München – Humpelnd und in Begleitung von Mannschaftsarzt Prof. Dr. Roland Schmidt verließ Thomas Tuchel die Katakomben der Allianz Arena. Der Chefcoach des FC Bayern wurde bis kurz nach Mitternacht in seiner Trainer-Kabine medizinische versorgt, weil er sich bei seiner Mannschaftsansprache den Zeh gebrochen hatte.
„Die Motivationsrede vor dem Spiel hat mich meinen großen Zeh gekostet. Ich wurde direkt versorgt.

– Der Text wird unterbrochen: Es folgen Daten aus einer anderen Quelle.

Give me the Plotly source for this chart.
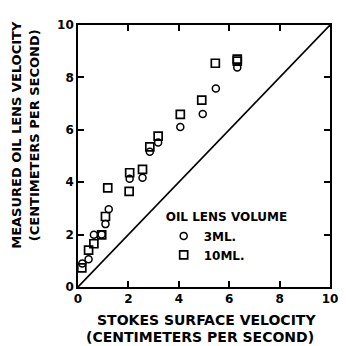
import plotly.graph_objects as go

# 3 mL oil lens (circles)
x_3ml = [0.17, 0.42, 0.63, 0.94, 1.09, 1.22, 2.05, 2.56, 2.85, 3.18, 4.06, 4.95, 5.47, 6.32]
y_3ml = [0.90, 1.06, 1.99, 2.00, 2.40, 2.97, 4.13, 4.17, 5.16, 5.52, 6.11, 6.60, 7.58, 8.38]
# 10 mL oil lens (squares)
x_10ml = [0.15, 0.42, 0.63, 0.94, 1.09, 1.18, 2.03, 2.05, 2.56, 2.85, 3.18, 4.06, 4.91, 5.45, 6.32, 6.32]
y_10ml = [0.73, 1.41, 1.65, 1.99, 2.69, 3.78, 3.65, 4.36, 4.49, 5.35, 5.76, 6.59, 7.13, 8.54, 8.62, 8.70]

diag_x = [0, 10]
diag_y = [0, 10]
tick_vals = [0, 2, 4, 6, 8, 10]
tick_text = ["0", "2", "4", "6", "8", "10"]

FONT = "DejaVu Sans"

fig = go.Figure()
fig.add_trace(go.Scatter(x=diag_x, y=diag_y, mode="lines",
                         line=dict(color="black", width=1.6), showlegend=False, hoverinfo="skip"))
fig.add_trace(go.Scatter(x=x_3ml, y=y_3ml, mode="markers", name="3ML.",
                         marker=dict(symbol="circle-open", size=7, color="black",
                                     line=dict(width=1.5, color="black"))))
fig.add_trace(go.Scatter(x=x_10ml, y=y_10ml, mode="markers", name="10ML.",
                         marker=dict(symbol="square-open", size=8, color="black",
                                     line=dict(width=1.7, color="black"))))

axis_common = dict(range=[0, 10], tickvals=tick_vals, ticktext=tick_text,
                   ticks="inside", ticklen=6, tickwidth=1.5, tickcolor="black",
                   showline=True, linecolor="black", linewidth=1.6, mirror="ticks",
                   showgrid=False, zeroline=False,
                   tickfont=dict(family=FONT, size=12, color="black", weight="bold"))

fig.update_layout(
    width=346, height=346,
    margin=dict(l=78, r=8, t=25, b=59),
    plot_bgcolor="white", paper_bgcolor="white",
    font=dict(family=FONT, color="black"),
    xaxis=dict(**axis_common),
    yaxis=dict(**axis_common),
    legend=dict(x=0.34, y=0.31, xanchor="left", yanchor="top",
                bgcolor="rgba(0,0,0,0)",
                title=dict(text="OIL LENS VOLUME", font=dict(family=FONT, size=12, color="black", weight="bold")),
                font=dict(family=FONT, size=12, color="black", weight="bold"),
                tracegroupgap=0, itemwidth=30),
    annotations=[
        dict(text="STOKES SURFACE VELOCITY", xref="paper", yref="paper",
             x=0.51, y=-0.125, xanchor="center", yanchor="middle", showarrow=False,
             font=dict(family=FONT, size=14, color="black", weight="bold")),
        dict(text="(CENTIMETERS PER SECOND)", xref="paper", yref="paper",
             x=0.485, y=-0.19, xanchor="center", yanchor="middle", showarrow=False,
             font=dict(family=FONT, size=14, color="black", weight="bold")),
        dict(text="MEASURED OIL LENS VELOCITY", xref="paper", yref="paper",
             x=-0.247, y=0.58, xanchor="center", yanchor="middle", showarrow=False,
             textangle=-90, font=dict(family=FONT, size=13, color="black", weight="bold")),
        dict(text="(CENTIMETERS PER SECOND)", xref="paper", yref="paper",
             x=-0.174, y=0.58, xanchor="center", yanchor="middle", showarrow=False,
             textangle=-90, font=dict(family=FONT, size=13, color="black", weight="bold")),
    ],
)

fig.write_html("out.html")
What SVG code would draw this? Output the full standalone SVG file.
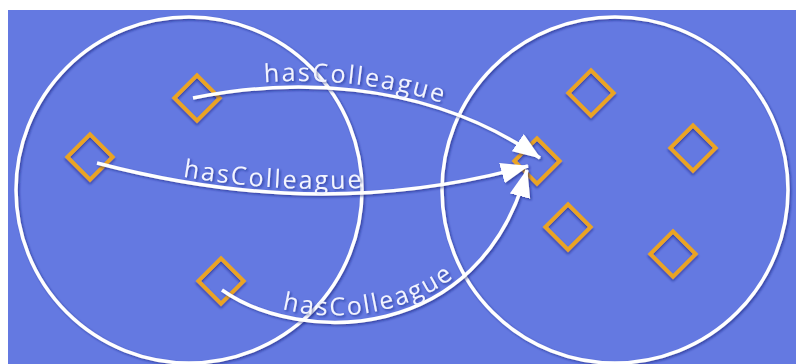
<svg xmlns="http://www.w3.org/2000/svg" xmlns:xlink="http://www.w3.org/1999/xlink" width="796" height="364" viewBox="0 0 796 364">
<style>
.set{fill:none;stroke:#ffffff;stroke-width:3.5;filter:url(#sh)}
.ind{fill:none;stroke:#EBA424;stroke-width:4;filter:url(#sh)}
.edge{fill:none;stroke:#ffffff;stroke-width:3.5}
.lbl{font-family:"Open Sans","Noto Sans",sans-serif;font-size:25px;fill:#F2F4FF;letter-spacing:2.2px}
</style>
<defs>
<filter id="sh" x="-20%" y="-20%" width="140%" height="140%">
<feDropShadow dx="1.5" dy="1.5" stdDeviation="1.2" flood-color="#17207a" flood-opacity="0.6"/>
</filter>
<marker id="ah" markerUnits="userSpaceOnUse" markerWidth="30" markerHeight="22" refX="27" refY="10.5" orient="auto">
<path d="M0,0 L28,10.5 L0,21 Z" fill="#ffffff"/>
</marker>
<path id="p1" d="M193,98 C 280,80 420,75 540,158"/>
<path id="p2" d="M97,163 C 200,190 350,215 528,166"/>
<path id="p3" d="M222,290 C 300,345 480,345 527,170"/>
</defs>
<rect x="0" y="0" width="796" height="364" fill="#ffffff"/>
<rect x="8" y="10" width="788" height="354" fill="#6479E1"/>
<g id="setA"><circle class="set" cx="189" cy="190" r="173"/></g>
<g id="setB"><circle class="set" cx="615" cy="190" r="173"/></g>
<g id="a1"><rect class="ind" x="181" y="82" width="32" height="32" transform="rotate(45 197 98)"/></g>
<g id="a2"><rect class="ind" x="74" y="141" width="32" height="32" transform="rotate(45 90 157)"/></g>
<g id="a3"><rect class="ind" x="205" y="265" width="32" height="32" transform="rotate(45 221 281)"/></g>
<g id="b0"><rect class="ind" x="521" y="145" width="32" height="32" transform="rotate(45 537 161)"/></g>
<g id="b1"><rect class="ind" x="575" y="77" width="32" height="32" transform="rotate(45 591 93)"/></g>
<g id="b2"><rect class="ind" x="677" y="132" width="32" height="32" transform="rotate(45 693 148)"/></g>
<g id="b3"><rect class="ind" x="552" y="211" width="32" height="32" transform="rotate(45 568 227)"/></g>
<g id="b4"><rect class="ind" x="657" y="238" width="32" height="32" transform="rotate(45 673 254)"/></g>
<g id="connectors" filter="url(#sh)">
<use xlink:href="#p1" class="edge" marker-end="url(#ah)"/>
<use xlink:href="#p2" class="edge" marker-end="url(#ah)"/>
<use xlink:href="#p3" class="edge" marker-end="url(#ah)"/>
<text class="lbl" transform="translate(0,-6)"><textPath xlink:href="#p1" startOffset="72">hasColleague</textPath></text>
<text class="lbl" transform="translate(0,-5)"><textPath xlink:href="#p2" startOffset="88">hasColleague</textPath></text>
<text class="lbl" transform="translate(0,-7)"><textPath xlink:href="#p3" startOffset="66">hasColleague</textPath></text>
</g>
</svg>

Aber ich hatte keinen Mut mehr, aus dem Schuh herauszugehen, weil ich glaube, dass ich dann nicht mehr reinkomme“, sagte der humpelnde Coach nach dem Viertelfinal-Einzug (3:0) und verriet, dass er gegen eine Kiste getreten habe.
Im Laufe des Abends gab es jedoch verschiedene Versionen, wie sich Tuchel die Verletzung zugezogen hatte. Während Joshua Kimmich darauf bestand, dass der Trainer gegen die Türe trat, registrierte Thomas Müller den Vorfall nur am Rande: „Das habe ich nicht mitbekommen, aber ein bisschen Schwund ist immer. Profisport ist immer auf Kante genäht, nur mit Früchtetee machen wir das nicht.“ Und Präsident Herbert Hainer scherzte: „Mir persönlich ist es lieber, der Trainer bricht sich den Zeh als einer unserer Spieler.“
Wehleidig war Tuchel auf alle Fälle nicht, seine Verletzung kühlte er kurzerhand mit einem kräftigen Spritzer Eisspray. „Vielleicht haben sich die Spieler gewundert, dass ich 90 Minuten gesessen habe“, scherzte der Fußballlehrer. Den „Lame-Duck“-Vorwürfen tritt Tuchel mit seinem Emotionsausbruch wortwörtlich entgegen. Das honorieren auch die Spieler. „Für den Trainer ist die Situation total ungewöhnlich, und dafür macht er es herausragend“, verriet Neu-Rechtsverteidiger Kimmich: „Das ganze Trainerteam ist hoch motiviert. Man könnte es an deren Stelle ja auch anders angehen und sagen: Jetzt ist es uns scheiß egal. Das machen die wirklich top.“
Schon vor Anpfiff und weit vor seiner Zeh-Verletzung stand Tuchel mal wieder im Fokus. Es wurde spekuliert, wie der deutsche Rekordmeister denn mit seinem Trainer verfahren werde, sollte er aus der Königsklasse ausscheiden. Die Antwort der sportlichen Leitung um Sportvorstand Max Eberl („Ja, momentan gibt es keine andere Meinung“) und Sportdirektor Christoph Freund („Daran verschwenden wir keinen Gedanken“) war unmissverständlich – und nach Abpfiff auch unerheblich.
Durch den Sieg gegen Lazio und dem damit verbundenen Einzug in die Runde der besten Acht wird Tuchel auf alle Fälle seinen Job bis Saisonende erfüllen. „Das haben wir ja immer gesagt“, erinnerte Hainer und stellte klar: „Wir machen das nicht von einem Spiel abhängig.“
Nun gilt Tuchels voller Fokus der Partie gegen Mainz am Samstag (15.30 Uhr, Sky). Eberl fasste die aktuelle Situation wie folgt zusammen: „Wir sind auf dem Weg der kleinen Schritte, das war heute ein Erfolgserlebnis. Mit dem Rückenwind wollen wir in die Spiele gegen Mainz und Darmstadt gehen“. Mit einem humpelnden Thomas Tuchel an der Seitenlinie.